The AHT — where Hogeland serves in a seat allocated to a member of the Select Board — also brings to mind one of his regrets as he sees his tenure come to an end.
"I would have enjoyed being able to get the Summer Street project all the way through permitting and transfer the property over," he said.
But that Trust initiative and several active projects before the Select Board still might benefit from Hogeland's expertise even after his departure from the board, currently planned for the end of September.
"I'm not dying yet," he said. "I'm available by phone or email. … My goal is to get things in as great an order as I can, but I'm happy to work on them even after I lose my formal title."
Hogeland has asked the Select Board to name his replacement by the end of next month, and the body has the replacement procedure on its agenda for this Monday's meeting. Per the town charter, the board can appoint someone to fill the seat through the next town election; in May, voters will decide who fills the remaining one year left on his term, which ends in May 2026.
That means at this time next year, as many as three seats on the five-person Select Board will have a new occupant.
Current Chair Jane Patton is on record saying she will not seek a fifth term in the seat she was re-elected to in 2022. Randal Fippinger, who was elected to his first term in 2022, confirmed to iBerkshires.com on Friday morning that he currently does not plan to seek a second term.
While change may be brewing at the elected level, Hogeland on Friday noted that the town benefits from continuity and professionalism in the staff that keeps the lights on at Town Hall.
"Part of the success of town government for me has been the quality of the Town Hall staff," he said. "They are a dedicated and knowledgeable group of people, and they're very service oriented. The town should be grateful that they have a Town Hall staff like that there."
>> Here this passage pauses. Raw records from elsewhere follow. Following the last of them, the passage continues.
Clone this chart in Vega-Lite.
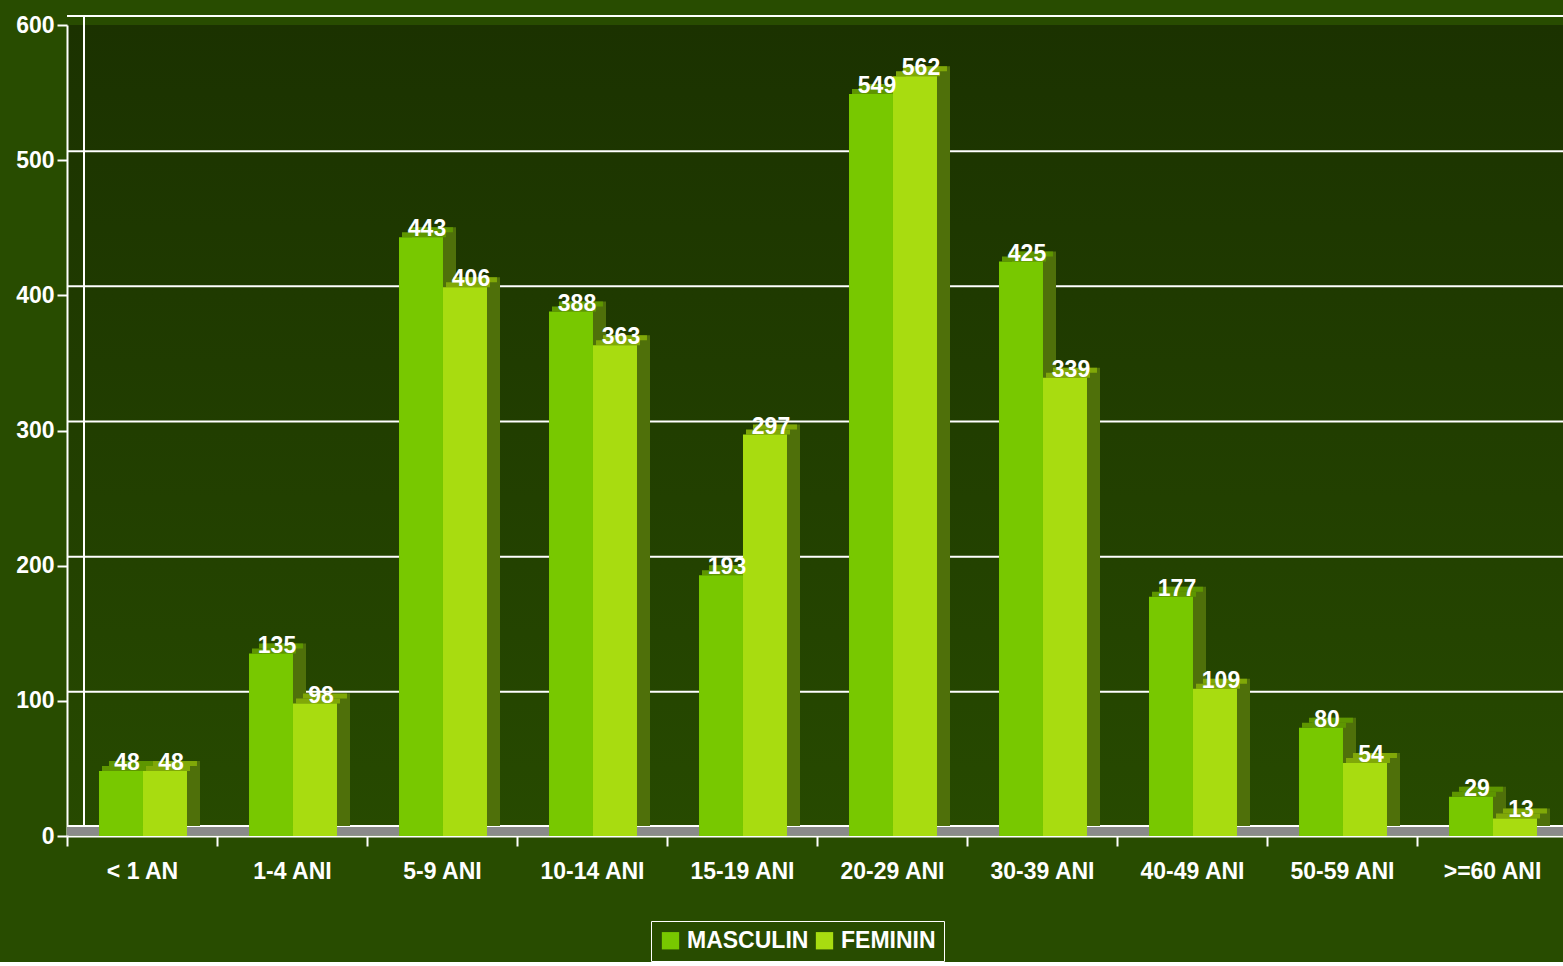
{
  "$schema": "https://vega.github.io/schema/vega-lite/v6.json",
  "width": 1500,
  "height": 811,
  "padding": {"left": 15, "top": 14, "right": 0, "bottom": 0},
  "autosize": {"type": "pad"},
  "background": "#284c00",
  "config": {
    "font": "Liberation Sans",
    "view": {"stroke": null, "fill": {"gradient": "linear", "x1": 0, "y1": 0, "x2": 0, "y2": 1, "stops": [{"offset": 0, "color": "#1b3200"}, {"offset": 1, "color": "#274a00"}]}},
    "axis": {"domainColor": "white", "domainWidth": 2, "tickColor": "white", "tickWidth": 2, "tickSize": 10, "labelColor": "white", "labelFont": "Liberation Sans", "labelFontWeight": "bold", "labelFontSize": 23, "grid": false, "title": null, "zindex": 1},
    "axisY": {"labelPadding": 3},
    "axisX": {"labelPadding": 14, "labelAngle": 0, "tickBand": "extent"},
    "legend": {"orient": "none", "legendX": 584, "legendY": 896, "direction": "horizontal", "strokeColor": "white", "padding": 8, "labelColor": "white", "labelFont": "Liberation Sans", "labelFontWeight": "bold", "labelFontSize": 23, "symbolType": "square", "symbolSize": 300, "symbolStrokeWidth": 0, "symbolOpacity": 1, "columnPadding": 4, "labelOffset": 5, "title": null}
  },
  "datasets": {
    "bars": [
      {"cat": "< 1 AN", "sex": "MASCULIN", "val": 48},
      {"cat": "< 1 AN", "sex": "FEMININ", "val": 48},
      {"cat": "1-4 ANI", "sex": "MASCULIN", "val": 135},
      {"cat": "1-4 ANI", "sex": "FEMININ", "val": 98},
      {"cat": "5-9 ANI", "sex": "MASCULIN", "val": 443},
      {"cat": "5-9 ANI", "sex": "FEMININ", "val": 406},
      {"cat": "10-14 ANI", "sex": "MASCULIN", "val": 388},
      {"cat": "10-14 ANI", "sex": "FEMININ", "val": 363},
      {"cat": "15-19 ANI", "sex": "MASCULIN", "val": 193},
      {"cat": "15-19 ANI", "sex": "FEMININ", "val": 297},
      {"cat": "20-29 ANI", "sex": "MASCULIN", "val": 549},
      {"cat": "20-29 ANI", "sex": "FEMININ", "val": 562},
      {"cat": "30-39 ANI", "sex": "MASCULIN", "val": 425},
      {"cat": "30-39 ANI", "sex": "FEMININ", "val": 339},
      {"cat": "40-49 ANI", "sex": "MASCULIN", "val": 177},
      {"cat": "40-49 ANI", "sex": "FEMININ", "val": 109},
      {"cat": "50-59 ANI", "sex": "MASCULIN", "val": 80},
      {"cat": "50-59 ANI", "sex": "FEMININ", "val": 54},
      {"cat": ">=60 ANI", "sex": "MASCULIN", "val": 29},
      {"cat": ">=60 ANI", "sex": "FEMININ", "val": 13}
    ],
    "grid": [
      {"val": 100}, {"val": 200}, {"val": 300}, {"val": 400}, {"val": 500}, {"val": 600}
    ],
    "base": [{"val": 0}]
  },
  "layer": [
    {
      "data": {"name": "grid"},
      "mark": {"type": "rule", "color": "white", "strokeWidth": 2, "xOffset": 17, "yOffset": -9},
      "encoding": {
        "y": {"field": "val", "type": "quantitative", "scale": {"domain": [0, 600], "nice": false}, "axis": {"values": [0, 100, 200, 300, 400, 500, 600]}}
      }
    },
    {
      "data": {"name": "base"},
      "mark": {"type": "rule", "color": "#8a8a8a", "strokeWidth": 9, "xOffset": 8, "yOffset": -5},
      "encoding": {
        "y": {"field": "val", "type": "quantitative", "scale": {"domain": [0, 600], "nice": false}, "axis": {"values": [0, 100, 200, 300, 400, 500, 600]}}
      }
    },
    {
      "data": {"name": "base"},
      "mark": {"type": "rule", "color": "white", "strokeWidth": 2, "xOffset": 17, "yOffset": -10},
      "encoding": {
        "y": {"field": "val", "type": "quantitative", "scale": {"domain": [0, 600], "nice": false}, "axis": {"values": [0, 100, 200, 300, 400, 500, 600]}}
      }
    },
    {
      "data": {"name": "base"},
      "mark": {"type": "rule", "color": "white", "strokeWidth": 2, "xOffset": 17, "yOffset": -9, "y2Offset": -9},
      "encoding": {
        "x": {"value": 0},
        "y": {"field": "val", "type": "quantitative", "scale": {"domain": [0, 600], "nice": false}, "axis": {"values": [0, 100, 200, 300, 400, 500, 600]}},
        "y2": {"datum": 600}
      }
    },
    {
      "data": {"name": "bars"},
      "encoding": {
        "x": {"field": "cat", "type": "nominal", "sort": ["< 1 AN", "1-4 ANI", "5-9 ANI", "10-14 ANI", "15-19 ANI", "20-29 ANI", "30-39 ANI", "40-49 ANI", "50-59 ANI", ">=60 ANI"], "scale": {"paddingInner": 0, "paddingOuter": 0}},
        "y": {"field": "val", "type": "quantitative", "scale": {"domain": [0, 600], "nice": false}, "axis": {"values": [0, 100, 200, 300, 400, 500, 600]}}
      },
      "layer": [
        {
          "mark": {"type": "bar", "color": "#4f700a", "yOffset": -10, "y2Offset": -10},
          "encoding": {
            "xOffset": {"field": "sex", "type": "nominal", "sort": ["MASCULIN", "FEMININ"], "scale": {"paddingInner": 0, "paddingOuter": 0.7045, "align": 0.726}}
          }
        },
        {
          "mark": {"type": "bar", "yOffset": -10, "y2Offset": -5},
          "encoding": {
            "xOffset": {"field": "sex", "type": "nominal", "sort": ["MASCULIN", "FEMININ"], "scale": {"paddingInner": 0, "paddingOuter": 0.7045, "align": 0.677}},
            "y2": {"field": "val"},
            "color": {"field": "sex", "type": "nominal", "scale": {"domain": ["MASCULIN", "FEMININ"], "range": ["#5e9600", "#80a808"]}, "legend": null}
          }
        },
        {
          "mark": {"type": "bar", "yOffset": -5, "y2Offset": 0},
          "encoding": {
            "xOffset": {"field": "sex", "type": "nominal", "sort": ["MASCULIN", "FEMININ"], "scale": {"paddingInner": 0, "paddingOuter": 0.7045, "align": 0.5645}},
            "y2": {"field": "val"},
            "color": {"field": "sex", "type": "nominal", "scale": {"domain": ["MASCULIN", "FEMININ"], "range": ["#5e9600", "#80a808"]}, "legend": null}
          }
        },
        {
          "encoding": {
            "xOffset": {"field": "sex", "type": "nominal", "sort": ["MASCULIN", "FEMININ"], "scale": {"paddingInner": 0, "paddingOuter": 0.7045, "align": 0.516}}
          },
          "layer": [
            {
              "mark": {"type": "bar"},
              "encoding": {
                "color": {"field": "sex", "type": "nominal", "scale": {"domain": ["MASCULIN", "FEMININ"], "range": ["#78c800", "#a8dc10"]}}
              }
            },
            {
              "mark": {"type": "text", "color": "white", "font": "Liberation Sans", "fontWeight": "bold", "fontSize": 23, "baseline": "alphabetic", "dx": 6, "dy": -1},
              "encoding": {"text": {"field": "val", "type": "quantitative"}}
            }
          ]
        }
      ],
      "resolve": {"scale": {"xOffset": "independent", "color": "independent"}}
    }
  ]
}
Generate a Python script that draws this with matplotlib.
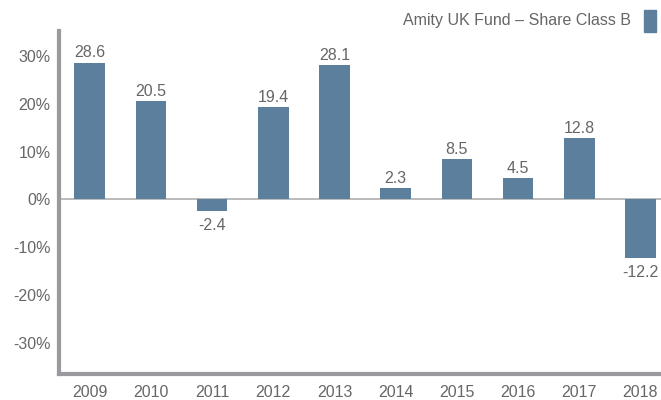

Will some town in Connecticut have the benefit of a volunteer whose resume includes three decades as a practicing attorney, 19 years in town government and a stint as president of the Massachusetts Municipal Association?
Probably not any time soon.
"I'm not quite ready to make that leap yet," Hogeland said. "One of my initial thoughts was, 'I wonder how town government works in Connecticut?' But it might be better to keep to myself and do something new and different. I have no particular plans along those lines.
"I retired from my paying job 10 years ago without a clear plan of what to do. I'm in the same situation now, and it worked out fine last time."